Да, так греки подражали своим богам. На Олимпе всегда хватало «странностей любви»: любовником Зевса был мальчик Ганимед

(в указанном фрагменте «Федра» Платон прямо ссылается на эту парочку); любовником Геракла – Гилас

; Посейдона – Пелоп

. По слову Овидия, не кто иной, как Орфей, «стал виной, что за ним и народы фракийские тоже, перенеся на юнцов недозрелых любовное чувство, первины цветов обрывают» (Овидий. Метаморфозы 10, 83–84).

И вдруг над этим миром раздались слова ап. Павла: Не обманывайтесь… мужеложники… Царства Божия не наследуют (1 Кор. 6, 9–11).

Мужская любовь была возвращена женщинам и освящена церковным таинством… Христианство вернуло мужчин женщинам, – в частности, быть может, в благодарность за то, что во время Евангельских событий ни одна женщина не причинила ничего дурного Христу – ни словом, ни поступком (даже жена Понтия Пилата заступается за Иисуса).
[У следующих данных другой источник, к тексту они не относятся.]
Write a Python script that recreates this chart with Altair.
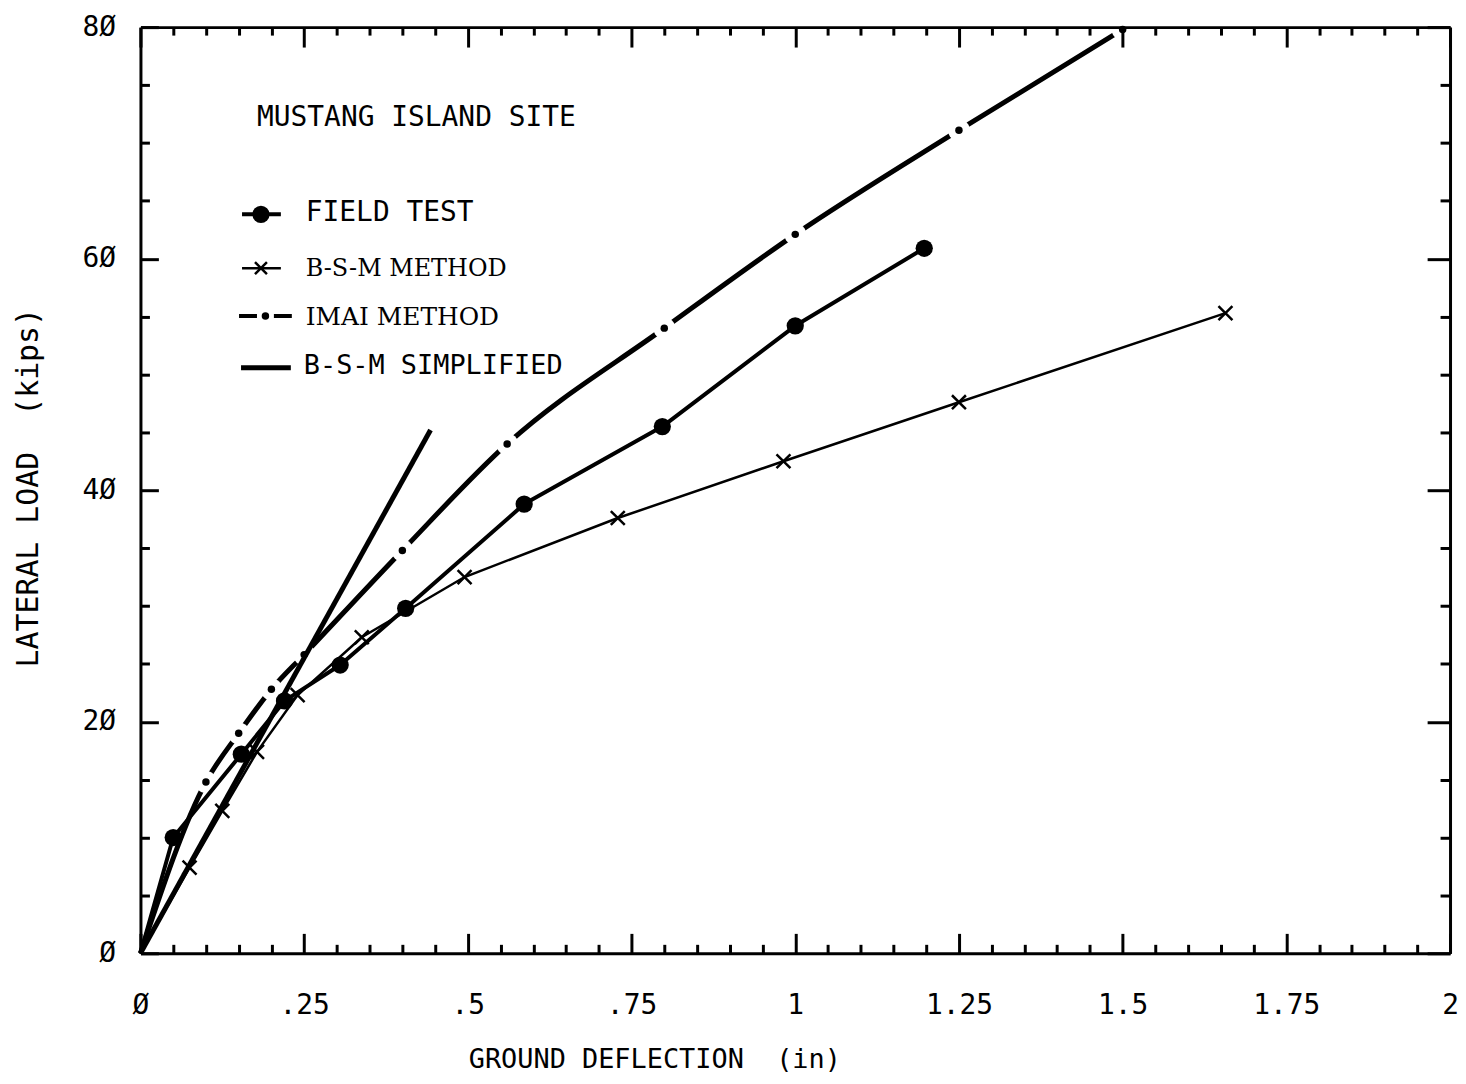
import json
import altair as alt
import pandas as pd

# ---------------- data ----------------
FIELD_X = [0, 0.05, 0.154, 0.22, 0.305, 0.405, 0.586, 0.797, 1.0, 1.197]
FIELD_Y = [0, 10.0, 17.2, 21.8, 24.9, 29.8, 38.8, 45.5, 54.2, 60.9]

BSM_X = [0, 0.075, 0.125, 0.178, 0.24, 0.338, 0.495, 0.729, 0.982, 1.25, 1.657]
BSM_Y = [0, 7.4, 12.3, 17.4, 22.3, 27.3, 32.5, 37.6, 42.5, 47.6, 55.3]

IMAI_X = [0, 0.1, 0.15, 0.2, 0.25, 0.4, 0.56, 0.8, 1.0, 1.25, 1.5]
IMAI_Y = [0, 14.8, 19.0, 22.8, 25.8, 34.8, 44.0, 54.0, 62.1, 71.1, 79.8]

SIMP_X = [0, 0.443]
SIMP_Y = [0, 45.2]

X_MAJOR = [0, 0.25, 0.5, 0.75, 1.0, 1.25, 1.5, 1.75, 2.0]
X_MINOR = [round(i * 0.05, 2) for i in range(41)]
Y_MAJOR = [0, 20, 40, 60, 80]
Y_MINOR = [i * 5 for i in range(17)]
X_TICK_LABELS = ["Ø", ".25", ".5", ".75", "1", "1.25", "1.5", "1.75", "2"]
Y_TICK_LABELS = ["Ø", "2Ø", "4Ø", "6Ø", "8Ø"]

TITLE = "MUSTANG ISLAND SITE"
LEG_LABELS = ["FIELD TEST", "B-S-M METHOD", "IMAI METHOD", "B-S-M SIMPLIFIED"]
X_TITLE = "GROUND DEFLECTION\u00a0\u00a0(in)"
Y_TITLE = "LATERAL LOAD\u00a0\u00a0(kips)"

# ---------------- layout / style ----------------
W, H = 1315, 930
SANS = "DejaVu Sans Mono"
SERIF = "DejaVu Serif"
INK = "black"

xs = alt.Scale(domain=[0, 2], nice=False)
ys = alt.Scale(domain=[0, 80], nice=False)

MAJ_X = "abs(datum.value*4 - round(datum.value*4)) < 0.001"
MAJ_Y = "abs(datum.value/20 - round(datum.value/20)) < 0.001"

x_main = alt.Axis(
    orient="bottom", values=X_MAJOR,
    labelExpr=json.dumps(X_TICK_LABELS, ensure_ascii=False) + "[round(datum.value*4)]",
    ticks=False, tickSize=0, domain=True, domainColor=INK, domainWidth=3,
    labelFont=SANS, labelFontSize=28, labelColor=INK, labelPadding=38,
    labelFlush=False, labelOverlap=False, grid=False, zindex=1,
    title=X_TITLE, titleFont=SANS, titleFontSize=27, titleFontWeight="normal",
    titleColor=INK, titleX=516, titleY=107, titleAlign="center", titleBaseline="middle",
)
y_main = alt.Axis(
    orient="left", values=Y_MAJOR,
    labelExpr=json.dumps(Y_TICK_LABELS, ensure_ascii=False) + "[round(datum.value/20)]",
    ticks=False, tickSize=0, domain=True, domainColor=INK, domainWidth=3,
    labelFont=SANS, labelFontSize=28, labelColor=INK, labelPadding=25,
    labelOverlap=False, grid=False, zindex=1,
    title=Y_TITLE, titleFont=SANS, titleFontSize=30, titleFontWeight="normal",
    titleColor=INK, titleX=-112, titleY=462, titleAngle=270,
    titleAlign="center", titleBaseline="middle",
)


def tick_axis(orient, offset, values, test, major, minor, domain):
    return alt.Axis(
        orient=orient, offset=offset, values=values, labels=False,
        domain=domain, domainColor=INK, domainWidth=3,
        ticks=True, tickColor=INK, tickWidth=3,
        tickSize={"condition": {"test": test, "value": major}, "value": minor},
        grid=False, title="", zindex=1,
    )


x_tick_bottom = tick_axis("top", -H, X_MINOR, MAJ_X, 20, 9, False)
x_tick_top = tick_axis("bottom", -H, X_MINOR, MAJ_X, 20, 8, True)
y_tick_left = tick_axis("right", -W, Y_MINOR, MAJ_Y, 18, 9, False)
y_tick_right = tick_axis("left", -W, Y_MINOR, MAJ_Y, 23, 10, True)


def X(axis):
    return alt.X("x:Q", scale=xs, axis=axis)


def Y(axis):
    return alt.Y("y:Q", scale=ys, axis=axis)


imai = pd.DataFrame({"x": IMAI_X, "y": IMAI_Y})
bsm = pd.DataFrame({"x": BSM_X, "y": BSM_Y})
field = pd.DataFrame({"x": FIELD_X, "y": FIELD_Y})
simp = pd.DataFrame({"x": SIMP_X, "y": SIMP_Y})

imai_line = alt.Chart(imai).mark_line(
    color=INK, strokeWidth=5, interpolate="monotone"
).encode(x=X(x_main), y=Y(y_main))

imai_halo = alt.Chart(imai).transform_filter("datum.x > 0").mark_point(
    shape="circle", filled=True, color="white", opacity=1, size=484
).encode(x=X(x_tick_bottom), y=Y(y_tick_left))

imai_dots = alt.Chart(imai).transform_filter("datum.x > 0").mark_point(
    shape="circle", filled=True, color=INK, opacity=1, size=56
).encode(x=X(x_tick_top), y=Y(y_tick_right))

simp_line = alt.Chart(simp).mark_line(color=INK, strokeWidth=5).encode(
    x=X(None), y=Y(None))

bsm_line = alt.Chart(bsm).mark_line(color=INK, strokeWidth=2.5).encode(
    x=X(None), y=Y(None))

XSHAPE = "M-1,-1L1,1M-1,1L1,-1"
bsm_pts = alt.Chart(bsm).transform_filter("datum.x > 0").mark_point(
    shape=XSHAPE, filled=False, color=INK, strokeWidth=2.5, opacity=1, size=196
).encode(x=X(None), y=Y(None))

field_line = alt.Chart(field).mark_line(
    color=INK, strokeWidth=4, strokeJoin="round"
).encode(x=X(None), y=Y(None))

field_pts = alt.Chart(field).transform_filter("datum.x > 0").mark_point(
    shape="circle", filled=True, color=INK, opacity=1, size=300
).encode(x=X(None), y=Y(None))

# ---------------- legend / annotation ----------------
one = pd.DataFrame({"k": [0]})


def txt(s, x, y, font, size, weight="normal"):
    return alt.Chart(one).mark_text(
        align="left", baseline="middle", font=font, fontSize=size,
        fontWeight=weight, color=INK
    ).encode(x=alt.value(x), y=alt.value(y), text=alt.value(s))


def rule(x1, x2, y, w, dash=None):
    kw = dict(color=INK, strokeWidth=w)
    if dash:
        kw["strokeDash"] = dash
    return alt.Chart(one).mark_rule(**kw).encode(
        x=alt.value(x1), x2=alt.value(x2), y=alt.value(y))


def sym(shape, x, y, size, filled, sw=2.5):
    return alt.Chart(one).mark_point(
        shape=shape, filled=filled, color=INK, size=size, opacity=1, strokeWidth=sw
    ).encode(x=alt.value(x), y=alt.value(y))


legend = [
    txt(TITLE, 117, 91, SANS, 28),
    rule(102, 141, 188, 4), sym("circle", 121, 188, 300, True),
    txt(LEG_LABELS[0], 166, 187, SANS, 28),
    rule(102, 141, 242, 2.5), sym(XSHAPE, 121, 242, 144, False),
    txt(LEG_LABELS[1], 166, 243, SERIF, 24),
    rule(99, 152, 290, 4, [18, 17]), sym("circle", 125.5, 290, 56, True),
    txt(LEG_LABELS[2], 166, 291, SERIF, 25),
    rule(101, 151, 342, 5),
    txt(LEG_LABELS[3], 164, 340, SANS, 27),
]

chart = alt.layer(
    imai_line, imai_halo, imai_dots, simp_line, bsm_line, bsm_pts,
    field_line, field_pts, *legend
).resolve_axis(
    x="independent", y="independent"
).properties(
    width=W, height=H, background="white",
    autosize=alt.AutoSizeParams(type="none"),
    padding={"left": 133, "top": 17, "right": 8, "bottom": 120},
).configure_view(stroke="transparent")

chart.save("out.html", embed_options={"renderer": "svg", "actions": False})
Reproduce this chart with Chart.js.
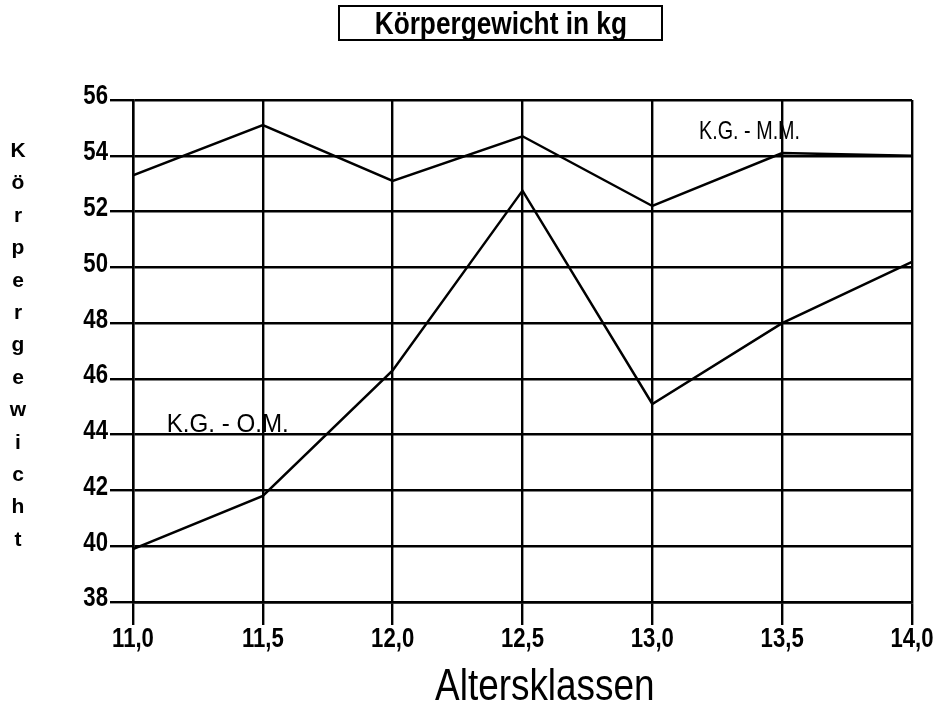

Вот удивительное место апостольского послания: «Муж оказывай жене должное благорасположение; подобно и жена мужу. Жена не властна над своим телом, но муж; равно и муж не властен над своим телом, но жена. Не уклоняйтесь друг от друга, разве по согласию, на время, для упражнения в посте и молитве, а потом опять будьте вместе, чтобы не искушал вас сатана невоздержанием вашим» (1 Кор. 7, 3–5).

Казалось бы, все привычно. Но если взять в руки греческий оригинал, то русского читателя ждет несколько открытий.

Первое: «должное благорасположение» – это попытка не-перевода ныне и так общеизвестного выражения «супружеский долг». Буквально: «муж жене должное пусть отдает». По-латыни именно так это и звучит: uxori (жене) vir (муж) debitum (должное) reddat (воздает). Отсюда и произошла знаменитая идиома.

Второе: «Не уклоняйтесь друг от друга, разве по согласию, на время, для упражнения в посте и молитве». Но слова «в посте» в древнейших рукописях нет. Авторитетный современный текстолог-библеист Мецгер говорит, что это добавлено в аскетических целях (см.: Metzger B. A textual commentary on the greek New Testament. Stuttgart, 1994, p. 488).